Der Rahmenbetriebsplan datiert von 1983. Er sieht weniger Anforderungen vor als das inzwischen reformierte Bergrecht. So müsste ein neuer Antrag eine Umweltverträglichkeitsprüfung beinhalten. Das noch strengere Atomrecht käme erst bei Bau des Endlagers zur Anwendung.

Die Auswahl von Gorleben als Standort war nach Ansicht der BI von Beginn an eine Geschichte von »Tricksereien, Mobbing und Manipulationen«. Um das zu erhärten, präsentierten die Gorleben-Gegner gestern eine CD mit Dokumenten aus vergangenen Jahrzehnten. Neben bekannten Belegen, dass Gorleben Ende der 1970er Jahre keineswegs aus wissenschaftlichen Gründen, sondern aus politischem Kalkül ausgewählt wurde, finden sich Hinweise, dass sich die Bundesregierung noch 1981 für vergleichende Untersuchungen anderer Standorte aussprach, weil die Bohrergebnisse in Gorleben Zweifel an der Eignung des Salzstocks nahe legten. Ausführlich dokumentiert wird auch, wie die damals federführende Physikalisch-Technische Bundesanstalt 1983 auf Druck von Bundesministerien ein zunächst kritisches Gorleben-Gutachten mehrmals umschreiben und entschärfen musste. Die BI bezeichnete es als »groben Unfug«, in Gorleben von einer Erkundung zu sprechen. Untertage sei bereits einer der späteren Einlagerungsbereiche aufgefahren worden, insgesamt neun Kammern sollten dem Rahmenbetriebsplan zufolge noch gebaut werden.

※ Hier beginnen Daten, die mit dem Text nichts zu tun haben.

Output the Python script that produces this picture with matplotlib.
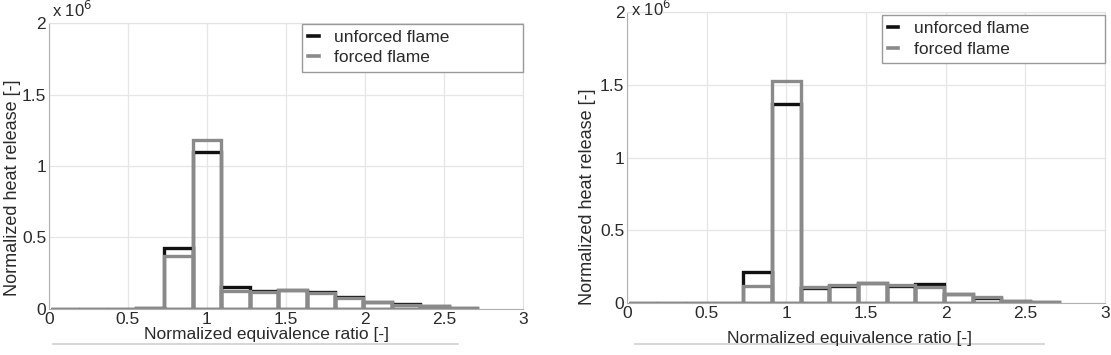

»Das ist doch längst der Ausbau des Endlagers«, sagte Ehmke. »Bei einer reinen Erkundung geht man in die Flanke.« Auf der CD findet sich dazu eine interne Stellungnahme des Bundesamtes für Strahlenschutz (BfS), das diesen Verdacht erhärtet. Behördenchef Wolfram König bezifferte die Kosten für die reine Erkundung eines Endlagerstandortes auf 300 bis 500 Millionen Euro. In Gorleben wurden nach Angaben der Bundesregierung bis heute aber mehr als 1,5 Milliarden Euro verbuddelt. Abzüglich der Kosten für den so genannten Offenhaltungsbetrieb seit Beginn des Moratoriums seien rund 700 Millionen Euro für den Bau eines Endlagers ausgegeben worden, rechnete Ehmke vor.

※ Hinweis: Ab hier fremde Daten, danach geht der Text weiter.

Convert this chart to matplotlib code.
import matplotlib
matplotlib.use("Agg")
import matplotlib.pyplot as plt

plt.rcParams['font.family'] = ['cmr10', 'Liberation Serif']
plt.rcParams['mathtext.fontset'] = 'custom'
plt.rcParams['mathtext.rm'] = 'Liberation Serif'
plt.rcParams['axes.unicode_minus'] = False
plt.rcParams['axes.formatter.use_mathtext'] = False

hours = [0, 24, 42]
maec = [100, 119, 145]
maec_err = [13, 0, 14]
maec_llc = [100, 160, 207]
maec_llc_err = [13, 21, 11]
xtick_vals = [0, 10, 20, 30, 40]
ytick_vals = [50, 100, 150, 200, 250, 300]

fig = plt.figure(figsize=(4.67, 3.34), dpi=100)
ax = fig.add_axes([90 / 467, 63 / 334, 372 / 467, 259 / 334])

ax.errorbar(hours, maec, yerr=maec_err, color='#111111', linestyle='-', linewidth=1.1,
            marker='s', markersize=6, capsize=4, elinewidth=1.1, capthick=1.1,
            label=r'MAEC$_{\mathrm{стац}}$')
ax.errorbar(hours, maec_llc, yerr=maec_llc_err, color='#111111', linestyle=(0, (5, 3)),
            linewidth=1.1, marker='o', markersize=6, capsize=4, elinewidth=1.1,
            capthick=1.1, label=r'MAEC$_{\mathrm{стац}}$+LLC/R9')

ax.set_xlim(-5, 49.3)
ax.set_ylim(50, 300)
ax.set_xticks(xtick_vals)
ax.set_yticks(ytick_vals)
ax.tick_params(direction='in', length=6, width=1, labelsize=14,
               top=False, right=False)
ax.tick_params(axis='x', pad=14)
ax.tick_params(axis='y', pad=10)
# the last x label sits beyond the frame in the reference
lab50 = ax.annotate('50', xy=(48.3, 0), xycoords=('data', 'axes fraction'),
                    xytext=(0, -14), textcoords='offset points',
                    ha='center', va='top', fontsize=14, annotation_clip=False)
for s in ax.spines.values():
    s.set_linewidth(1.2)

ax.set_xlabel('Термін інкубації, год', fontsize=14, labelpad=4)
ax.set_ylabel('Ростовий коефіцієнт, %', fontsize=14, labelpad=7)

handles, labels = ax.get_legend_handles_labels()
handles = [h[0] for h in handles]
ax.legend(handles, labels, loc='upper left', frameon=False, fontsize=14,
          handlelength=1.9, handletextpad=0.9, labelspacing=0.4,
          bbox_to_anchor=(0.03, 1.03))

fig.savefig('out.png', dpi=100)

Der Bund für Umwelt und Naturschutz Deutschland bezeichnete die Ankündigung des Umweltministers als »reine Zeit- und Geldverschwendung«. Der drohende Einsturz des Salzbergwerks Asse bei Wolfenbüttel zeige, dass schnellstmöglich an anderen Standorten und in anderen geologischen Formationen nach Möglichkeiten zur Atommüllentsorgung gesucht werden müsse.

Die umweltpolitische Sprecherin der SPD-Fraktion in Niedersachsen, Petra Emmerich-Kopatsch, bezeichnete die Ankündigung Röttgens als »Vorbereitungstat für die geplante Laufzeitverlängerung von Atomkraftwerken«. Nach Ansicht der LINKEN im Landtag will Röttgen die alten Betriebspläne verlängern, »um die mittlerweile gültigen schärferen Bestimmungen im Genehmigungsrecht zu umgehen«.